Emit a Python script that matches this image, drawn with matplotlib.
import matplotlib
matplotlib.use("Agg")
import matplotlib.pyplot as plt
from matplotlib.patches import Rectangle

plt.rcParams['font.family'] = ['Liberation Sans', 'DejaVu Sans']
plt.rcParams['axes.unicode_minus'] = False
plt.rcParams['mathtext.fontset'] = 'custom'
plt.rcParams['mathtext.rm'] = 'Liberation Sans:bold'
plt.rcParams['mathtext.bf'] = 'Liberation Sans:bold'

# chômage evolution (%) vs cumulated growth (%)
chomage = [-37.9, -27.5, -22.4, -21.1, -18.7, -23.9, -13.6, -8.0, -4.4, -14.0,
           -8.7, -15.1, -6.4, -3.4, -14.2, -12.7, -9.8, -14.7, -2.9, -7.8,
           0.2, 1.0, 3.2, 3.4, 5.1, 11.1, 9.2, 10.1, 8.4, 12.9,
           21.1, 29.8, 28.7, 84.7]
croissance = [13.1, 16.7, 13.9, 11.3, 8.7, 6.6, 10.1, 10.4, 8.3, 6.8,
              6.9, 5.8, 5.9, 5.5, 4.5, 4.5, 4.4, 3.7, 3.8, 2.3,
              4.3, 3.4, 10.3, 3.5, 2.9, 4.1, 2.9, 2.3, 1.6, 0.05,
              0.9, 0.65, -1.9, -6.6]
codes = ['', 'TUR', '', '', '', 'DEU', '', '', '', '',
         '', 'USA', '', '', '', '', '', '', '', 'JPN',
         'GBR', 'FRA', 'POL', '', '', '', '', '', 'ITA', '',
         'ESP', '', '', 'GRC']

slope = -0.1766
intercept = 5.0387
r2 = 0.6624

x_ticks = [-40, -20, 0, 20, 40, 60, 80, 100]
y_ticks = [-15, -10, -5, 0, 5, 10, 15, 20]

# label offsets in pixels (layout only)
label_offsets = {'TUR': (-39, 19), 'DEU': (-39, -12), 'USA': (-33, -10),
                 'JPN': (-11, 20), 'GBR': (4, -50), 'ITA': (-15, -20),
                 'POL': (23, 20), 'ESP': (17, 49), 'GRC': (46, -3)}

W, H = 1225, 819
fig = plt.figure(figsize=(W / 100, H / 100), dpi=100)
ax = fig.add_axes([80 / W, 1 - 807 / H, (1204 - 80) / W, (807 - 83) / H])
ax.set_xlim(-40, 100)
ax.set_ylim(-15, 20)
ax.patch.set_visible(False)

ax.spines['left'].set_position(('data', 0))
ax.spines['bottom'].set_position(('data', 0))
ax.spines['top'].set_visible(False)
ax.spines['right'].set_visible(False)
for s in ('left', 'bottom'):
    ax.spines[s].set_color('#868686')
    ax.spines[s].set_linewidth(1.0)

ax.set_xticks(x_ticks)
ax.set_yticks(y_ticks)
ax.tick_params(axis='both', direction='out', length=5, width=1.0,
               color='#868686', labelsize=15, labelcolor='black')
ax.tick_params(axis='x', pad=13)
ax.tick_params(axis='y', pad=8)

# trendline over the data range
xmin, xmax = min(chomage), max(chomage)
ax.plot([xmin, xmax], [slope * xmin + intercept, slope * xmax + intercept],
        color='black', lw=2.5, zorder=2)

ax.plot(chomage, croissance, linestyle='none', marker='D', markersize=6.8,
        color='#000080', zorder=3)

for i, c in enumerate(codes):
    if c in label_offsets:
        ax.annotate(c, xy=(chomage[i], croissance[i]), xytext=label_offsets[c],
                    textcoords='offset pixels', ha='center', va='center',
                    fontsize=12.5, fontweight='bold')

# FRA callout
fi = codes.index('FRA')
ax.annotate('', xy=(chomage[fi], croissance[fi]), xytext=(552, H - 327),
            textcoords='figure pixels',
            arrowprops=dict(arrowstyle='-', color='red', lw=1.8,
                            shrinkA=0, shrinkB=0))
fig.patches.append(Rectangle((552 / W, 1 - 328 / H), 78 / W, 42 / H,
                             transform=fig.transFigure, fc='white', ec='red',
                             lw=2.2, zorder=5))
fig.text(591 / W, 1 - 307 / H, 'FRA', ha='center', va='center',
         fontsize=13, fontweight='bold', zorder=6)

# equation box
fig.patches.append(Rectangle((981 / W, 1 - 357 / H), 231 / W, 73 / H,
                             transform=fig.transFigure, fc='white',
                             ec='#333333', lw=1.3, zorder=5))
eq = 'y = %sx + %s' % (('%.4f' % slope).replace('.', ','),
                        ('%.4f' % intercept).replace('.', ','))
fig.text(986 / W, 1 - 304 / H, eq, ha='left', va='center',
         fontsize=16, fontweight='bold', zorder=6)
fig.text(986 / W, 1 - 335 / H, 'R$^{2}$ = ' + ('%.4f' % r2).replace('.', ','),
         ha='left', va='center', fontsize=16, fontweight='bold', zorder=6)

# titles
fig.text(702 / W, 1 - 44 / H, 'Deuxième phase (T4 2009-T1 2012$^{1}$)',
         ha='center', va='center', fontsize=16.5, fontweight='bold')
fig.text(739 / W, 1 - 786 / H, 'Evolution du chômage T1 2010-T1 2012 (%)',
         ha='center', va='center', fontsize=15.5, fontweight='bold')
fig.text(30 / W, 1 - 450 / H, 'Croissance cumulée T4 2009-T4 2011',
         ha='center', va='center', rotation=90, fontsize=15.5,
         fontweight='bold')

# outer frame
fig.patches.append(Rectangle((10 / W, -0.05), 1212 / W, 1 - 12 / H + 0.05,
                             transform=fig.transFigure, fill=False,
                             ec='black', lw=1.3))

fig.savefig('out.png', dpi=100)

* * *

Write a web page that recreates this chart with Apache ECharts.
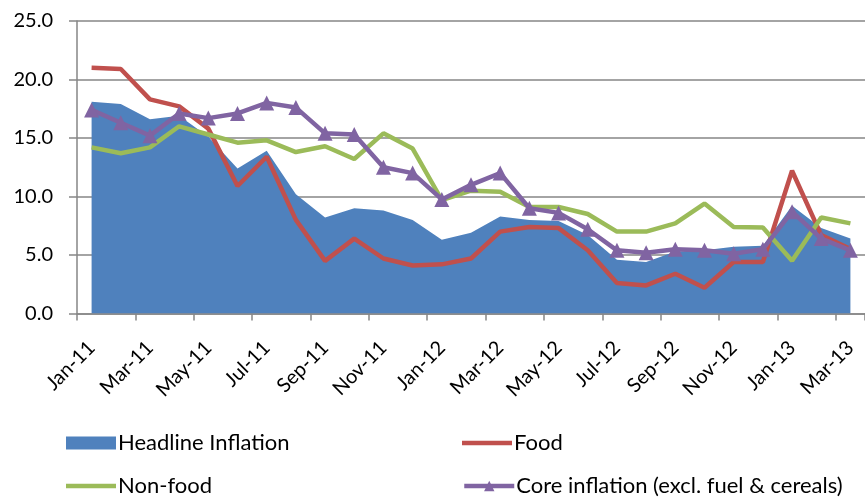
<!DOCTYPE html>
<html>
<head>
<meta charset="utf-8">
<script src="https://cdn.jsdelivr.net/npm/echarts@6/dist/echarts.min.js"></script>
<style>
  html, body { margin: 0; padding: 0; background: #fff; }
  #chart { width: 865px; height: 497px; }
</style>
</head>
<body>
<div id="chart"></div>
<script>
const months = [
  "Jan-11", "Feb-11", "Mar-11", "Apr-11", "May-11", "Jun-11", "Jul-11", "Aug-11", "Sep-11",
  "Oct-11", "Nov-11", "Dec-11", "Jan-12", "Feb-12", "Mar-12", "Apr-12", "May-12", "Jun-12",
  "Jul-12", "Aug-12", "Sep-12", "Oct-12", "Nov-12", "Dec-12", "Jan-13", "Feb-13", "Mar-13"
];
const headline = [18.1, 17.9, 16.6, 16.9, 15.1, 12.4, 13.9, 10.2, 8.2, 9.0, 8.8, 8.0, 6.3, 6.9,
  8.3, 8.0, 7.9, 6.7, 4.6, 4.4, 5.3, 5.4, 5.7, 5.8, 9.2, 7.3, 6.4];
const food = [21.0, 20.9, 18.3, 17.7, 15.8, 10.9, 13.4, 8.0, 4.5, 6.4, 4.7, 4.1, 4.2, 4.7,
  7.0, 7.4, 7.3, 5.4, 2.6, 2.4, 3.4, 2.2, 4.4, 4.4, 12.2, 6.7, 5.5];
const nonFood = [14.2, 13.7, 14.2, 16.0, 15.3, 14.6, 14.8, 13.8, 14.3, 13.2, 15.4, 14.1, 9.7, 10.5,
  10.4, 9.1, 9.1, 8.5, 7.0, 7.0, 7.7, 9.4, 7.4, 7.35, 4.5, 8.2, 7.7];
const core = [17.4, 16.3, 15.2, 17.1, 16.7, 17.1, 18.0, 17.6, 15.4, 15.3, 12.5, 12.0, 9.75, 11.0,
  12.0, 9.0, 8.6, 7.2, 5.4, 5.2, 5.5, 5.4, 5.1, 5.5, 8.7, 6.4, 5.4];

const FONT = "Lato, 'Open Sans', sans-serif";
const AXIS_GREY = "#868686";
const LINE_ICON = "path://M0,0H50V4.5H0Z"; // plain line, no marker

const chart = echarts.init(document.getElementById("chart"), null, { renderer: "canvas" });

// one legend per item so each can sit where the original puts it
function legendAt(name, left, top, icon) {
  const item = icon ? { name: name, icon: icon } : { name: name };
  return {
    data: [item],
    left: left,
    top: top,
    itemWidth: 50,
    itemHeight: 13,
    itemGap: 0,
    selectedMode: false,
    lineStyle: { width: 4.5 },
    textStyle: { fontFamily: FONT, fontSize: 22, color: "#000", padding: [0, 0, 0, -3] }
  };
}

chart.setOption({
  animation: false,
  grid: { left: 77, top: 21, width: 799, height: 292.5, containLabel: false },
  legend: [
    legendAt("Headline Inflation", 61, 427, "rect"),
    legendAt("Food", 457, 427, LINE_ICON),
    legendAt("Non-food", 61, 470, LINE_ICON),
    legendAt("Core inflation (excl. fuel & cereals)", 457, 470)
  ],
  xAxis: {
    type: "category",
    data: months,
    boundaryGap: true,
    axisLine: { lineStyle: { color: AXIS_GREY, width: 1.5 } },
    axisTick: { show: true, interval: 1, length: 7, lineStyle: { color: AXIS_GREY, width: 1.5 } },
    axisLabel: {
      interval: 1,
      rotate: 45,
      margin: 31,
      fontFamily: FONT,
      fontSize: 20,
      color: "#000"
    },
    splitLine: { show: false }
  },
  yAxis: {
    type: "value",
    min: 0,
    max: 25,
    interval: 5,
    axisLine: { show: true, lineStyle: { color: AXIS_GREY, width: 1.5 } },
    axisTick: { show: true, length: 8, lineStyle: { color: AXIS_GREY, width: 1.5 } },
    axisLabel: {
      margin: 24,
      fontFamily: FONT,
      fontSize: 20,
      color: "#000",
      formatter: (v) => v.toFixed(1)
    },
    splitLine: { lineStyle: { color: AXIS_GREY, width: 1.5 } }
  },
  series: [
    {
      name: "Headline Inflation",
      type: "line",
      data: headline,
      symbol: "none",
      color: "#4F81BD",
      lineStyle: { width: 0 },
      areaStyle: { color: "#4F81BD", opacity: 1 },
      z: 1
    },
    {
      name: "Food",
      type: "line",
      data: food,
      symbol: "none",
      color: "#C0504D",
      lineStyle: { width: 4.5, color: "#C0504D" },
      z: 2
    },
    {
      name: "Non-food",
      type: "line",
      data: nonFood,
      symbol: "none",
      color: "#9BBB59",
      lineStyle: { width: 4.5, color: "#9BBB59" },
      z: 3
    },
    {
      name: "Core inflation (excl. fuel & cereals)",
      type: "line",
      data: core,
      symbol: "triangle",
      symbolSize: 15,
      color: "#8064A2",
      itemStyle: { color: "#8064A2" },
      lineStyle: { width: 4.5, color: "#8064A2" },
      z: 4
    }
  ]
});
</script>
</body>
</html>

* * *

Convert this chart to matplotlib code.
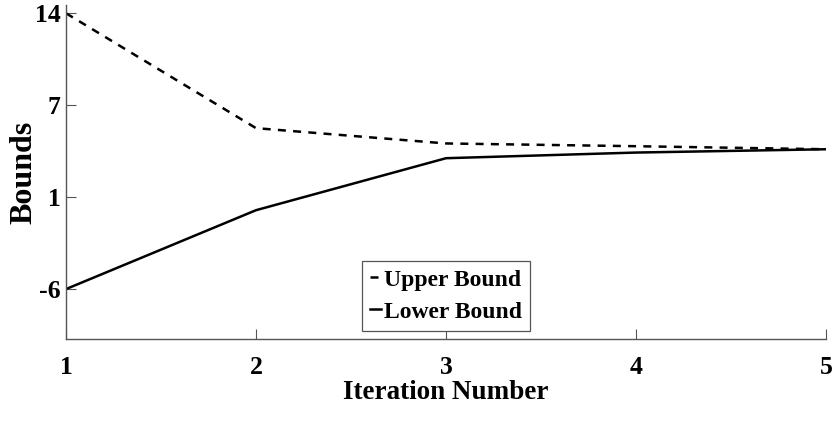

§ What you are asked to do
Take the line that contains "Emit a Python", the line that contains "plt.rcParams['mathtext.bf'] = 'Liberation", and all lines between, and give them again exactly; include no other line.

§ Correct response
Emit a Python script that matches this image, drawn with matplotlib.
import matplotlib
matplotlib.use("Agg")
import matplotlib.pyplot as plt
from matplotlib.patches import Rectangle

plt.rcParams['font.family'] = ['Liberation Sans', 'DejaVu Sans']
plt.rcParams['axes.unicode_minus'] = False
plt.rcParams['mathtext.fontset'] = 'custom'
plt.rcParams['mathtext.rm'] = 'Liberation Sans:bold'
plt.rcParams['mathtext.bf'] = 'Liberation Sans:bold'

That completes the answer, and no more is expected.